▶ **GIVEN INFORMATION**:
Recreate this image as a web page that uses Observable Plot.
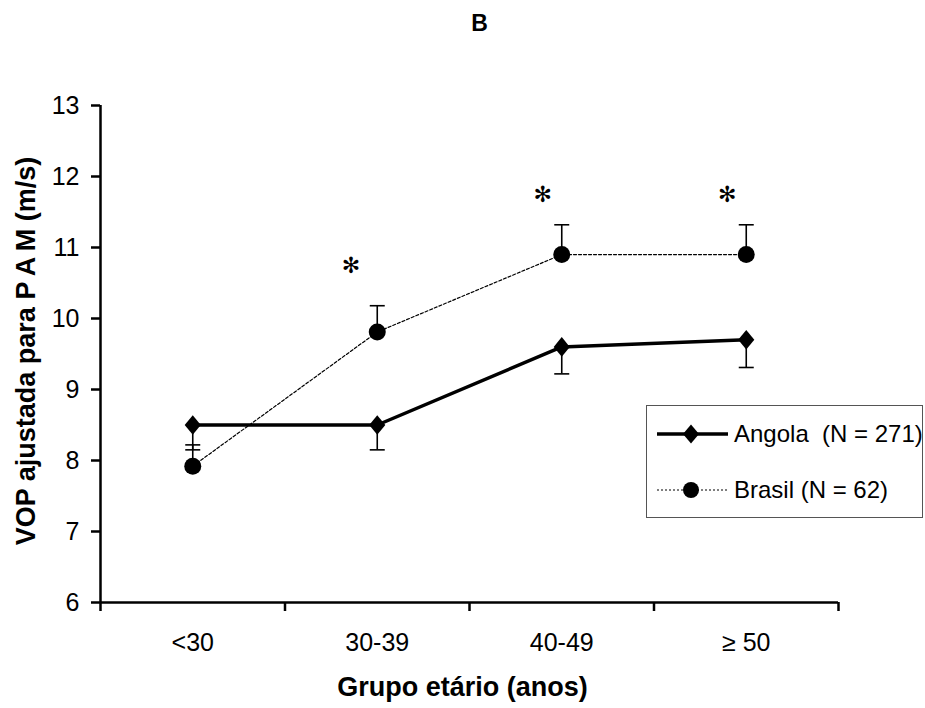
<!DOCTYPE html>
<html>
<head>
<meta charset="utf-8">
<script src="https://cdn.jsdelivr.net/npm/d3@7"></script>
<script src="https://cdn.jsdelivr.net/npm/@observablehq/plot@0.6"></script>
<style>
  body { margin: 0; background: #fff; }
  #chart { position: relative; width: 925px; height: 708px; font-family: "Liberation Sans", Arial, sans-serif; }
  #chart svg { overflow: visible; }
  .legend { position: absolute; left: 646px; top: 405px; width: 277px; height: 113px;
            border: 1.5px solid #555; box-sizing: border-box; background: #fff; }
  .legend svg text { font-family: "Liberation Sans", Arial, sans-serif; font-size: 24px; white-space: pre; }
</style>
</head>
<body>
<div id="chart"></div>
<script>
// Age groups and adjusted PWV (m/s) per cohort
const groups = ["<30", "30-39", "40-49", "≥ 50"];
const angola = [8.5, 8.5, 9.6, 9.7];
const angolaErr = [0.35, 0.35, 0.38, 0.39];   // drawn downward
const brasil = [7.92, 9.81, 10.9, 10.9];
const brasilErr = [0.3, 0.37, 0.42, 0.42];    // drawn upward
const seriesNames = ["Angola  (N = 271)", "Brasil (N = 62)"];
// significance markers (x in group units, y in m/s)
const starX = [1.357, 2.397, 3.397];
const starY = [10.76, 11.76, 11.75];
const yTicks = [6, 7, 8, 9, 10, 11, 12, 13];
const xBounds = [0, 1, 2, 3, 4];

const angolaRows = groups.map((g, i) => ({x: i + 0.5, v: angola[i], lo: angola[i] - angolaErr[i]}));
const brasilRows = groups.map((g, i) => ({x: i + 0.5, v: brasil[i], hi: brasil[i] + brasilErr[i]}));
const stars = starX.map((x, i) => ({x, y: starY[i]}));

// custom symbols: horizontal cap, slightly tall diamond
const capSymbol = {draw(ctx, size) { const r = Math.sqrt(size / Math.PI); ctx.moveTo(-r, 0); ctx.lineTo(r, 0); }};
const diamondSymbol = {draw(ctx, size) {
  const r = Math.sqrt(size / Math.PI);
  ctx.moveTo(0, -r * 1.15); ctx.lineTo(r * 0.95, 0); ctx.lineTo(0, r * 1.15); ctx.lineTo(-r * 0.95, 0); ctx.closePath();
}};

const font = "Liberation Sans, Arial, sans-serif";

const chart = Plot.plot({
  width: 925,
  height: 708,
  marginTop: 105,
  marginBottom: 106,
  marginLeft: 100,
  marginRight: 87,
  style: {fontFamily: font, fontSize: "25px", color: "#000", background: "#fff"},
  x: {type: "linear", domain: [0, 4], axis: null},
  y: {domain: [6, 13], axis: null},
  marks: [
    // axes
    Plot.axisY({ticks: yTicks, tickSize: 9, tickPadding: 12, fontSize: 25, tickFormat: d3.format("d"), strokeWidth: 2.5, label: null}),
    Plot.axisX({ticks: xBounds, tickSize: 9, tickFormat: () => "", strokeWidth: 2.5, label: null}),
    Plot.axisX({ticks: groups.map((g, i) => i + 0.5), tickSize: 0, tickPadding: 31, fontSize: 25,
                tickFormat: d => groups[Math.round(d - 0.5)], label: null}),
    Plot.ruleX([0], {y1: 6, y2: 13, strokeWidth: 2.5}),
    Plot.ruleY([6], {x1: 0, x2: 4, strokeWidth: 2.5}),

    // error bars
    Plot.ruleX(angolaRows, {x: "x", y1: "v", y2: "lo", strokeWidth: 1.6}),
    Plot.dot(angolaRows, {x: "x", y: "lo", symbol: capSymbol, r: 7.5, stroke: "#000", fill: "none", strokeWidth: 1.6}),
    Plot.ruleX(brasilRows, {x: "x", y1: "v", y2: "hi", strokeWidth: 1.6}),
    Plot.dot(brasilRows, {x: "x", y: "hi", symbol: capSymbol, r: 7.5, stroke: "#000", fill: "none", strokeWidth: 1.6}),

    // series
    Plot.line(brasilRows, {x: "x", y: "v", stroke: "#000", strokeWidth: 1.2, strokeDasharray: "3,2"}),
    Plot.line(angolaRows, {x: "x", y: "v", stroke: "#000", strokeWidth: 3.5}),
    Plot.dot(brasilRows, {x: "x", y: "v", r: 8.5, fill: "#000", stroke: "none"}),
    Plot.dot(angolaRows, {x: "x", y: "v", symbol: diamondSymbol, r: 8.5, fill: "#000", stroke: "none"}),

    // significance
    Plot.text(stars, {x: "x", y: "y", text: () => "\u273B", fontFamily: "DejaVu Sans, sans-serif",
                      fontSize: 22, lineAnchor: "middle", dy: 1}),

    // titles
    Plot.text(["B"], {frameAnchor: "top", text: d => d, fontSize: 23, fontWeight: "bold", dx: 10, dy: -75, lineAnchor: "bottom"}),
    Plot.text(["VOP ajustada para P\u2009A\u2009M (m/s)"], {frameAnchor: "left", text: d => d, rotate: -90, fontSize: 27,
                fontWeight: "bold", dx: -74, dy: -3, textAnchor: "middle", lineAnchor: "middle"}),
    Plot.text(["Grupo etário (anos)"], {frameAnchor: "bottom", text: d => d, fontSize: 27, fontWeight: "bold",
                dx: -7, dy: 85, lineAnchor: "middle"})
  ]
});

const root = document.getElementById("chart");
root.appendChild(chart);

// legend box
const legend = document.createElement("div");
legend.className = "legend";
const rowY = [28, 84];
legend.innerHTML = `<svg width="277" height="113">
  <line x1="10" x2="81" y1="${rowY[0]}" y2="${rowY[0]}" stroke="#000" stroke-width="3.5"/>
  <path d="M44,${rowY[0] - 9.5} L52,${rowY[0]} L44,${rowY[0] + 9.5} L36,${rowY[0]} Z" fill="#000"/>
  <text x="87" y="${rowY[0]}" dy="0.35em">${seriesNames[0]}</text>
  <line x1="10" x2="81" y1="${rowY[1]}" y2="${rowY[1]}" stroke="#000" stroke-width="1.2" stroke-dasharray="2,2"/>
  <circle cx="44" cy="${rowY[1]}" r="8" fill="#000"/>
  <text x="87" y="${rowY[1]}" dy="0.35em">${seriesNames[1]}</text>
</svg>`;
root.appendChild(legend);
</script>
</body>
</html>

▶ **AIM OF THE EXERCISE**:
Quote the data exactly, leaving every image out of the copy.

▶ **PROBLEM SOLUTION**:
Recreate this image as a web page that uses Observable Plot.
<!DOCTYPE html>
<html>
<head>
<meta charset="utf-8">
<script src="https://cdn.jsdelivr.net/npm/d3@7"></script>
<script src="https://cdn.jsdelivr.net/npm/@observablehq/plot@0.6"></script>
<style>
  body { margin: 0; background: #fff; }
  #chart { position: relative; width: 925px; height: 708px; font-family: "Liberation Sans", Arial, sans-serif; }
  #chart svg { overflow: visible; }
  .legend { position: absolute; left: 646px; top: 405px; width: 277px; height: 113px;
            border: 1.5px solid #555; box-sizing: border-box; background: #fff; }
  .legend svg text { font-family: "Liberation Sans", Arial, sans-serif; font-size: 24px; white-space: pre; }
</style>
</head>
<body>
<div id="chart"></div>
<script>
// Age groups and adjusted PWV (m/s) per cohort
const groups = ["<30", "30-39", "40-49", "≥ 50"];
const angola = [8.5, 8.5, 9.6, 9.7];
const angolaErr = [0.35, 0.35, 0.38, 0.39];   // drawn downward
const brasil = [7.92, 9.81, 10.9, 10.9];
const brasilErr = [0.3, 0.37, 0.42, 0.42];    // drawn upward
const seriesNames = ["Angola  (N = 271)", "Brasil (N = 62)"];
// significance markers (x in group units, y in m/s)
const starX = [1.357, 2.397, 3.397];
const starY = [10.76, 11.76, 11.75];
const yTicks = [6, 7, 8, 9, 10, 11, 12, 13];
const xBounds = [0, 1, 2, 3, 4];

const angolaRows = groups.map((g, i) => ({x: i + 0.5, v: angola[i], lo: angola[i] - angolaErr[i]}));
const brasilRows = groups.map((g, i) => ({x: i + 0.5, v: brasil[i], hi: brasil[i] + brasilErr[i]}));
const stars = starX.map((x, i) => ({x, y: starY[i]}));

// custom symbols: horizontal cap, slightly tall diamond
const capSymbol = {draw(ctx, size) { const r = Math.sqrt(size / Math.PI); ctx.moveTo(-r, 0); ctx.lineTo(r, 0); }};
const diamondSymbol = {draw(ctx, size) {
  const r = Math.sqrt(size / Math.PI);
  ctx.moveTo(0, -r * 1.15); ctx.lineTo(r * 0.95, 0); ctx.lineTo(0, r * 1.15); ctx.lineTo(-r * 0.95, 0); ctx.closePath();
}};

const font = "Liberation Sans, Arial, sans-serif";

const chart = Plot.plot({
  width: 925,
  height: 708,
  marginTop: 105,
  marginBottom: 106,
  marginLeft: 100,
  marginRight: 87,
  style: {fontFamily: font, fontSize: "25px", color: "#000", background: "#fff"},
  x: {type: "linear", domain: [0, 4], axis: null},
  y: {domain: [6, 13], axis: null},
  marks: [
    // axes
    Plot.axisY({ticks: yTicks, tickSize: 9, tickPadding: 12, fontSize: 25, tickFormat: d3.format("d"), strokeWidth: 2.5, label: null}),
    Plot.axisX({ticks: xBounds, tickSize: 9, tickFormat: () => "", strokeWidth: 2.5, label: null}),
    Plot.axisX({ticks: groups.map((g, i) => i + 0.5), tickSize: 0, tickPadding: 31, fontSize: 25,
                tickFormat: d => groups[Math.round(d - 0.5)], label: null}),
    Plot.ruleX([0], {y1: 6, y2: 13, strokeWidth: 2.5}),
    Plot.ruleY([6], {x1: 0, x2: 4, strokeWidth: 2.5}),

    // error bars
    Plot.ruleX(angolaRows, {x: "x", y1: "v", y2: "lo", strokeWidth: 1.6}),
    Plot.dot(angolaRows, {x: "x", y: "lo", symbol: capSymbol, r: 7.5, stroke: "#000", fill: "none", strokeWidth: 1.6}),
    Plot.ruleX(brasilRows, {x: "x", y1: "v", y2: "hi", strokeWidth: 1.6}),
    Plot.dot(brasilRows, {x: "x", y: "hi", symbol: capSymbol, r: 7.5, stroke: "#000", fill: "none", strokeWidth: 1.6}),

    // series
    Plot.line(brasilRows, {x: "x", y: "v", stroke: "#000", strokeWidth: 1.2, strokeDasharray: "3,2"}),
    Plot.line(angolaRows, {x: "x", y: "v", stroke: "#000", strokeWidth: 3.5}),
    Plot.dot(brasilRows, {x: "x", y: "v", r: 8.5, fill: "#000", stroke: "none"}),
    Plot.dot(angolaRows, {x: "x", y: "v", symbol: diamondSymbol, r: 8.5, fill: "#000", stroke: "none"}),

    // significance
    Plot.text(stars, {x: "x", y: "y", text: () => "\u273B", fontFamily: "DejaVu Sans, sans-serif",
                      fontSize: 22, lineAnchor: "middle", dy: 1}),

    // titles
    Plot.text(["B"], {frameAnchor: "top", text: d => d, fontSize: 23, fontWeight: "bold", dx: 10, dy: -75, lineAnchor: "bottom"}),
    Plot.text(["VOP ajustada para P\u2009A\u2009M (m/s)"], {frameAnchor: "left", text: d => d, rotate: -90, fontSize: 27,
                fontWeight: "bold", dx: -74, dy: -3, textAnchor: "middle", lineAnchor: "middle"}),
    Plot.text(["Grupo etário (anos)"], {frameAnchor: "bottom", text: d => d, fontSize: 27, fontWeight: "bold",
                dx: -7, dy: 85, lineAnchor: "middle"})
  ]
});

const root = document.getElementById("chart");
root.appendChild(chart);

// legend box
const legend = document.createElement("div");
legend.className = "legend";
const rowY = [28, 84];
legend.innerHTML = `<svg width="277" height="113">
  <line x1="10" x2="81" y1="${rowY[0]}" y2="${rowY[0]}" stroke="#000" stroke-width="3.5"/>
  <path d="M44,${rowY[0] - 9.5} L52,${rowY[0]} L44,${rowY[0] + 9.5} L36,${rowY[0]} Z" fill="#000"/>
  <text x="87" y="${rowY[0]}" dy="0.35em">${seriesNames[0]}</text>
  <line x1="10" x2="81" y1="${rowY[1]}" y2="${rowY[1]}" stroke="#000" stroke-width="1.2" stroke-dasharray="2,2"/>
  <circle cx="44" cy="${rowY[1]}" r="8" fill="#000"/>
  <text x="87" y="${rowY[1]}" dy="0.35em">${seriesNames[1]}</text>
</svg>`;
root.appendChild(legend);
</script>
</body>
</html>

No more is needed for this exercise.